Henry, like all of us, carries his past with him. But Henry’s past has teeth and have drawn blood already. It will draw blood again.
When Henry was a child, something happened in the words behind his home. Something so awful, so horrible, that he shut the event inside of himself, never to see the light of day again. The only way he lets the horrible memory out is to paint.
But Henry is not just painting. He is painting against the darkness.
Twenty years have passed since that horrible event and Henry still paints. He spends more and more time in front of his easel, letting the art of painting take him away to a place that only Henry knows.
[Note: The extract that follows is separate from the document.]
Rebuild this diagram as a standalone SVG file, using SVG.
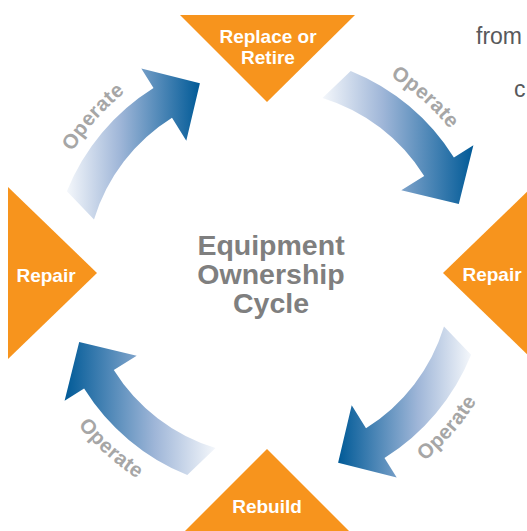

But the darkness waits for no one. During a winter storm, Henry goes down to the cellar in his old stone farm house to fill the steam boiler. As he descends into the cellar, Henry has no idea that he is about to come face to face with the darkness he has been carrying with him for the past twenty years.
And the darkness is hungry…
There are not enough words to describe how truly good The Painted Darkness by Brian James Freeman is. Excellent, stupendous, enthralling? Not good enough. Amazing, incredible, thrilling? Not even close. Nothing can really describe The Painted Darkness, you have to read and experience it for yourself.
When I first got my advance readers copy of the novel, I’ll admit that I wasn’t expecting very much. The book seemed so slim, too slim, really, to be called a novel. But I was wrong, so wonderfully wrong.
It was as I was reading the superb introduction by Brian Keene that I realized I might be in for a treat. Keene called Freeman an artist. And there is no truer word to describe Freeman. I would even go so far as to call him a master of his art.
Though The Painted Darkness is only 179 pages or so, the beauty of the words make the novel feel twice as thick. The power behind the words, their seemingly simple prose, pull the reader in to the ride of a lifetime and leave the reader wanting more.
Everything about this book is spectacular. The wonderful introduction by Brian Keene and the fabulously creepy illustrations by Jill Bauman really help to capture the tone of the novel, the gorgeous cover that pull you into the story.
But it is the novel itself, Henry’s story, that really packs a punch. Alternating between the present and the event that happened twenty years ago, Freeman has crafted a Lovecraftian tale of horror that is never what we think it will be and leaves us wanting so much more.
The Painted Darkness goes beyond being just a good book. It is a great book, a fantastic book, meant to be devoured and then read again so one can savour it and every well placed, beautiful word. Brian James Freeman has written what is most likely the best book of the year.
The Painted Darkness is a novel that captures first the mind, then the heart and taps into our worst fears with gusto. It’s an incredibly well written novel that anyone and everyone should read and experience.